Same goes for many “annoying” infrastructure bits. For example – backup, recovery and DR. Typically these will not be tested in a real-world configuration as part of a POC due to various constraints, and the real tradeoff between feasible options in cost, RPO and RTO will not seriously evaluated or in many cases not even considered. Having a working backup included with Redshift – meaning, the backup functionality with underlying infrastructure and storage – is again huge. Another similar one is patching – it is nice that it’s Amazon’s problem.

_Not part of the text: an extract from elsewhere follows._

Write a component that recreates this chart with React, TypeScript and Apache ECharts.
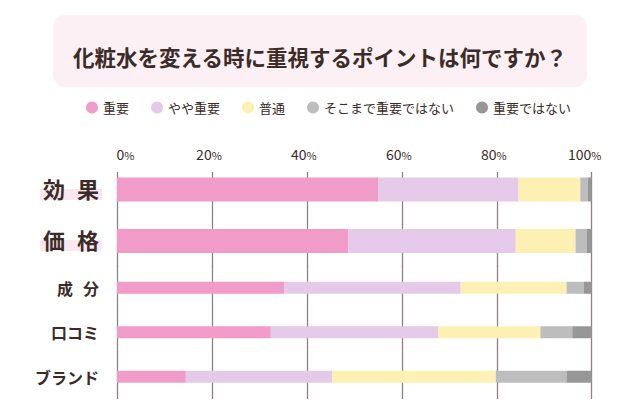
import React, { useEffect, useRef } from 'react';
import * as echarts from 'echarts';

const titleText = '化粧水を変える時に重視するポイントは何ですか？';
const categoriesTop = ['効果', '価格'];
const categoriesBottom = ['成分', '口コミ', 'ブランド'];
const seriesNames = ['重要', 'やや重要', '普通', 'そこまで重要ではない', '重要ではない'];
const important = [55.0, 48.7, 35.2, 32.4, 14.5];
const somewhat = [29.6, 35.3, 37.2, 35.3, 30.8];
const neutral = [13.0, 12.6, 22.3, 21.5, 34.5];
const notVery = [1.6, 2.3, 3.6, 6.7, 14.9];
const notImportant = [0.8, 1.1, 1.7, 4.1, 5.3];
const xTickMax = 100;
const xTickStep = 20;

const seriesValues = [important, somewhat, neutral, notVery, notImportant];
const colors = ['#F09BC8', '#E5C9E8', '#FDF0B3', '#BDBDBD', '#979797'];
const FONT = "'Noto Sans CJK JP', 'Noto Sans', sans-serif";
const TEXT = '#3b2c27';
const GRID_LINE = '#8d827d';

export default function App() {
  const ref = useRef<HTMLDivElement>(null);
  useEffect(() => {
    if (!ref.current) return;
    const chart = echarts.init(ref.current, null, { renderer: 'svg' });
    const nTop = categoriesTop.length;
    const series: any[] = [];
    seriesNames.forEach((name, i) => {
      const vals = seriesValues[i];
      series.push({
        type: 'bar', name, stack: 'top', xAxisIndex: 0, yAxisIndex: 0,
        barWidth: 24, itemStyle: { color: colors[i] },
        data: vals.slice(0, nTop),
      });
      series.push({
        type: 'bar', name, stack: 'bottom', xAxisIndex: 1, yAxisIndex: 1,
        barWidth: 12, itemStyle: { color: colors[i] },
        data: vals.slice(nTop),
      });
    });
    const highlight = new echarts.graphic.LinearGradient(0, 0, 0, 1, [
      { offset: 0, color: 'rgba(252,230,240,0)' },
      { offset: 0.48, color: 'rgba(252,230,240,0)' },
      { offset: 0.48, color: '#FCE6F0' },
      { offset: 0.9, color: '#FCE6F0' },
      { offset: 0.9, color: 'rgba(252,230,240,0)' },
      { offset: 1, color: 'rgba(252,230,240,0)' },
    ]);
    const xLabelFmt = (v: number) => {
      const s = String(v);
      if (v === 0) return `{s17| }{n|${s}}{p|%}`;
      if (s.length >= 3) return `{n|${s}}{p|%}{s14| }`;
      return `{n|${s}}{p|%}{s6| }`;
    };
    const xAxisBase = {
      type: 'value', min: 0, max: xTickMax, interval: xTickStep,
      axisLine: { show: false }, axisTick: { show: false },
      splitLine: { show: true, lineStyle: { color: GRID_LINE, width: 1.3 } },
    };
    chart.setOption({
      animation: false,
      textStyle: { fontFamily: FONT },
      title: {
        text: titleText, left: 'center', top: 41,
        textStyle: { fontSize: 21.5, fontWeight: 'bold', color: TEXT, fontFamily: FONT },
      },
      graphic: [
        { type: 'rect', z: -10, shape: { x: 53, y: 15, width: 534, height: 72, r: 12 }, style: { fill: '#FDF0F5' } },
        { type: 'rect', z: 100, shape: { x: 105, y: 163, width: 500, height: 9 }, style: { fill: '#ffffff' } },
      ],
      legend: {
        data: seriesNames, left: 81, top: 96, icon: 'circle',
        itemWidth: 12, itemHeight: 12, itemGap: 22,
        textStyle: { fontSize: 13, color: TEXT, fontFamily: FONT },
      },
      grid: [
        { left: 117, right: 48.3, top: 163.75, height: 103, containLabel: false },
        { left: 117, right: 48.3, top: 265.5, height: 133.5, containLabel: false },
      ],
      xAxis: [
        {
          ...xAxisBase, gridIndex: 0, position: 'top',
          axisLabel: {
            margin: 3, formatter: xLabelFmt,
            rich: {
              n: { fontSize: 14, color: TEXT, fontFamily: FONT },
              p: { fontSize: 11, color: TEXT, fontFamily: FONT, verticalAlign: 'bottom' },
              s17: { width: 17 }, s14: { width: 14 }, s6: { width: 6 },
            },
          },
        },
        { ...xAxisBase, gridIndex: 1, axisLabel: { show: false } },
      ],
      yAxis: [
        {
          type: 'category', gridIndex: 0, inverse: true, data: categoriesTop,
          axisLine: { show: false }, axisTick: { show: false },
          axisLabel: {
            margin: 15, padding: [0, 3, 0, 3], backgroundColor: highlight,
            formatter: (v: string) => v.split('').map((c) => `{h|${c}}`).join('{g| }'),
            rich: {
              h: { fontSize: 22, fontWeight: 'bold', color: TEXT, fontFamily: FONT, lineHeight: 22, verticalAlign: 'top' },
              g: { width: 12, lineHeight: 26 },
            },
          },
        },
        {
          type: 'category', gridIndex: 1, inverse: true, data: categoriesBottom,
          axisLine: { show: false }, axisTick: { show: false },
          axisLabel: {
            margin: 18,
            formatter: (v: string) =>
              v.length === 2 ? v.split('').map((c) => `{s|${c}}`).join('{sg| }') : `{s|${v}}`,
            rich: {
              s: { fontSize: 16, fontWeight: 'bold', color: TEXT, fontFamily: FONT },
              sg: { width: 10 },
            },
          },
        },
      ],
      series,
    });
    return () => chart.dispose();
  }, []);
  return (
    <div
      ref={ref}
      style={{ position: 'fixed', left: 0, top: 0, width: 640, height: 420, background: '#ffffff' }}
    />
  );
}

Last of these is scaling. With an appliance, scaling out is painful. You order an (expensive) upgrade, wait a couple of month for it to be install, then try to roll it out (which likely involves many hours of storage re-balancing), then pray it works. Obviously you can’t scale down to reduce costs. With Redshift, they provision a second cluster (while your production is switched to read-only mode), and switch you over to the new one “likely within an hour”. Of course, with Redshift you can scale up or down on demand, or even turn off the cluster when not needed (but there are some pricing gotchas as there is a strong pricing bias to a 3-year reserved instances).

If you’re interested, you can find Guy Ernest’s presentation here .During his presentation, most slides were hidden as he and Intel had only 45 minutes – I see now that the full slide deck actually does have some slides full of implementation details 🙂

BTW –  another thing that I was curious about was – can the Amazon team significantly evolve the Redshift code base given its external origin(ParAccel)? I assumed that it is not a trivial task. Well, I just read last week that AWS are releasing a big functionality upgrade or Redshift (plus some more bits), so I think that one is also off the table.

It would be interesting to see if Redshift would now gain more traction, especially as it got more integrated into the AWS offering and workflow.